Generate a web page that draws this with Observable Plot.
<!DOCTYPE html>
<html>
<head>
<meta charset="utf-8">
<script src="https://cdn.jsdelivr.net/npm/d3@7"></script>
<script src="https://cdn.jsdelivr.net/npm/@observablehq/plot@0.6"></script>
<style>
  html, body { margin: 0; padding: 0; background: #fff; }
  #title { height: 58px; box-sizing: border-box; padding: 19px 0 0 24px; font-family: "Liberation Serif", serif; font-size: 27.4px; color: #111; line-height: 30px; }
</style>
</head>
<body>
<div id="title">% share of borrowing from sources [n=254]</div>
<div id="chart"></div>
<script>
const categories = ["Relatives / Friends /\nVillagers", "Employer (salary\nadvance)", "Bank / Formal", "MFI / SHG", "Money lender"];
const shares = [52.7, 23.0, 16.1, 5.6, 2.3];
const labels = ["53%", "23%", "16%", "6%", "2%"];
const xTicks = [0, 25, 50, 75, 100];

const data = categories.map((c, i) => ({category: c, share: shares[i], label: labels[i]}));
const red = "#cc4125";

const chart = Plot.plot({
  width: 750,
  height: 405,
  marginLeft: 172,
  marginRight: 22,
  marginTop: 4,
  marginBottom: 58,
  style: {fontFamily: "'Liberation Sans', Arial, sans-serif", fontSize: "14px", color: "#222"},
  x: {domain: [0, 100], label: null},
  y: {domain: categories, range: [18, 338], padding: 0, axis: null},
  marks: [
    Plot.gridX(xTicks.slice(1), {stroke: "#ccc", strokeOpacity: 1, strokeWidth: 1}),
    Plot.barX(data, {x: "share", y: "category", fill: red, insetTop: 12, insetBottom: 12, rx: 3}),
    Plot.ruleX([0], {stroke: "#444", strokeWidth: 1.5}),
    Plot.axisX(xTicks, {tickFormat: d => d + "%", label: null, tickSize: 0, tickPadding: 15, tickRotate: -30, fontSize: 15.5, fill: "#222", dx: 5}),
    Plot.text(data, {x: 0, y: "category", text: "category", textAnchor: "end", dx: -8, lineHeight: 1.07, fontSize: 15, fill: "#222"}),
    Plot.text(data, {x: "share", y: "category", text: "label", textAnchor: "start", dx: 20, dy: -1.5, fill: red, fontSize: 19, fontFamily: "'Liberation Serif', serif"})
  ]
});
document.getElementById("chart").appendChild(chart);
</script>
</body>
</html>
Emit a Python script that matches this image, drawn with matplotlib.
··········
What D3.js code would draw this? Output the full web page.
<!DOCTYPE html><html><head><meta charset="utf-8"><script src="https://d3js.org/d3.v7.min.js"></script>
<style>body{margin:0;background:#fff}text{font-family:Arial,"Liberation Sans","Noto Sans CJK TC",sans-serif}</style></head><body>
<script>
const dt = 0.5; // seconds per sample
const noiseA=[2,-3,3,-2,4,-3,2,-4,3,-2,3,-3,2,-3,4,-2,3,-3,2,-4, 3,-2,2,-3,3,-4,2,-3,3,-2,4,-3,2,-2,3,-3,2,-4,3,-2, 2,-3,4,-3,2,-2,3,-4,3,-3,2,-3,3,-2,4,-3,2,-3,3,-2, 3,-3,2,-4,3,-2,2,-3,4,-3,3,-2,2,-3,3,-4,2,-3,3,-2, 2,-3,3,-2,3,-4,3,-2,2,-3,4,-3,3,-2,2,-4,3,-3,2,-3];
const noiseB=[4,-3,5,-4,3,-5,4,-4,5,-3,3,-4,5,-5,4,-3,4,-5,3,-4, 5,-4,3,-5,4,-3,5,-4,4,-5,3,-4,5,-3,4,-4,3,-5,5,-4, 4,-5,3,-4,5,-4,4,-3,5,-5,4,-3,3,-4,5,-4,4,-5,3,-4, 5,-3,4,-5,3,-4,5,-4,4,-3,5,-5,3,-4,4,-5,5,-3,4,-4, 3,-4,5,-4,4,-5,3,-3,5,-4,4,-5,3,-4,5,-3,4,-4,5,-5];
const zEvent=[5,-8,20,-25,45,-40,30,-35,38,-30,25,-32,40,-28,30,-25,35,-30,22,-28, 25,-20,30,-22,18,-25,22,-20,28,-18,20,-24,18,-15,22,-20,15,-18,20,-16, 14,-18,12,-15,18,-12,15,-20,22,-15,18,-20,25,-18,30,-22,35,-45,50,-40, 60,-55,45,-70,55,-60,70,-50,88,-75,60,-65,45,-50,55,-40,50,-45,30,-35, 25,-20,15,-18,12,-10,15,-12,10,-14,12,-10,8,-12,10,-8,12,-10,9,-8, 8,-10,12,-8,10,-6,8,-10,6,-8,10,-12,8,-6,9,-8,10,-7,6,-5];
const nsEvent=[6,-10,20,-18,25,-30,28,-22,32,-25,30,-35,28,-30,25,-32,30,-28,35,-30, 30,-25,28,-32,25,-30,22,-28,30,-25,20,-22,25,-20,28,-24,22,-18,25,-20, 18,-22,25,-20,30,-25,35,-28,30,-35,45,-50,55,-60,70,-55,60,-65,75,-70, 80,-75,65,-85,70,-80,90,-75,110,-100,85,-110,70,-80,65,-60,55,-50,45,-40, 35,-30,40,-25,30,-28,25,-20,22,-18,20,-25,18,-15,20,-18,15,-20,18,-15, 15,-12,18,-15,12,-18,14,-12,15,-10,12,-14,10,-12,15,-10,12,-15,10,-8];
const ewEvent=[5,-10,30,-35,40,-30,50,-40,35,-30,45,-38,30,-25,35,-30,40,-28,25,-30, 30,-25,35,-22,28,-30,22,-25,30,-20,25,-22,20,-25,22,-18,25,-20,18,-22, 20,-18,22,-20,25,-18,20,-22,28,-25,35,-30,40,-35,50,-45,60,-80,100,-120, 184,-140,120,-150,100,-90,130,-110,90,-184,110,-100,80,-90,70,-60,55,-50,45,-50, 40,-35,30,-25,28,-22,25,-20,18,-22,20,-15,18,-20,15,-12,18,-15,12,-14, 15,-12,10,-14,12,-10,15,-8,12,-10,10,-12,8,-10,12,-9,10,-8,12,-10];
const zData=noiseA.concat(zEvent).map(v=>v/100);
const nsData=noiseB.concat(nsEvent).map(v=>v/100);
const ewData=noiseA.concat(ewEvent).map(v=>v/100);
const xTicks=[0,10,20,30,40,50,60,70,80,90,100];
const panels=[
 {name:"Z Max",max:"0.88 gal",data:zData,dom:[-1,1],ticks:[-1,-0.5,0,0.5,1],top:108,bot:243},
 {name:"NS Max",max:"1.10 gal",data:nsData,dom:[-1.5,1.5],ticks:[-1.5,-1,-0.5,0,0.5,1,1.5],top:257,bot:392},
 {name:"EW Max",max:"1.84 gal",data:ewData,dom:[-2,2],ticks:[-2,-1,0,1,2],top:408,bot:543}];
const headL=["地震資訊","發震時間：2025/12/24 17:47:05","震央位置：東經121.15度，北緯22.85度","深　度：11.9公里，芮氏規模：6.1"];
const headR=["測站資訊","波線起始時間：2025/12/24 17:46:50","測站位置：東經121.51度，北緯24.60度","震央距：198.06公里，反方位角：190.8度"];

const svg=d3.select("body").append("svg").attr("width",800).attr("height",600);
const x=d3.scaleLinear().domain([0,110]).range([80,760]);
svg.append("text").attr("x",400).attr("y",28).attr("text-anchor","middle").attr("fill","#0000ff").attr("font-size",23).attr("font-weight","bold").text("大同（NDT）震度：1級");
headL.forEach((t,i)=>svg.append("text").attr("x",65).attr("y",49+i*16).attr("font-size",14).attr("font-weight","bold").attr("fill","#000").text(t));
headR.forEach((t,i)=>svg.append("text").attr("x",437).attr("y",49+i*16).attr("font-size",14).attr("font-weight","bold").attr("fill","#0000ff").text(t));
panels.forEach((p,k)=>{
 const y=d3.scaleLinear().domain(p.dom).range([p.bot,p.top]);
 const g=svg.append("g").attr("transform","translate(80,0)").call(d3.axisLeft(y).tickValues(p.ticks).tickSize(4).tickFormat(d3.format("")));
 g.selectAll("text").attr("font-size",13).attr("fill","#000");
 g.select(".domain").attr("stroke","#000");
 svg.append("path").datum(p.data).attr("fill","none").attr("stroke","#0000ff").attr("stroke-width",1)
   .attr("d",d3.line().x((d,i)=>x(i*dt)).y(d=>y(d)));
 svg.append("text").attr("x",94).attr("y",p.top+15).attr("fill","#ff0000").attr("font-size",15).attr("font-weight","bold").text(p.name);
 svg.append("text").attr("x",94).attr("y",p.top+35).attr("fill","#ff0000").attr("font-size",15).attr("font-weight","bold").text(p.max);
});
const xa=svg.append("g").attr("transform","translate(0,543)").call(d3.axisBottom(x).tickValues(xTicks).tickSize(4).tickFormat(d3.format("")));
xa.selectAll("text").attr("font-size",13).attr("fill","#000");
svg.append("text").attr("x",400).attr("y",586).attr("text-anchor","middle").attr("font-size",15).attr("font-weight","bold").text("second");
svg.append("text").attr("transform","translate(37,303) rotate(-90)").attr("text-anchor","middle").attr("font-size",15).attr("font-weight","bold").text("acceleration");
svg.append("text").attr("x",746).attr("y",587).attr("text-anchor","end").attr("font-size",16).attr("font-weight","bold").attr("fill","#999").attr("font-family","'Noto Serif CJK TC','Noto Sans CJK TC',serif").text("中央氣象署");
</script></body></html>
··········
■ Do this ■
Pull out each line of the listing that holds the string "page".

■ Full response ■
Generate a web page that draws this with Observable Plot.
What D3.js code would draw this? Output the full web page.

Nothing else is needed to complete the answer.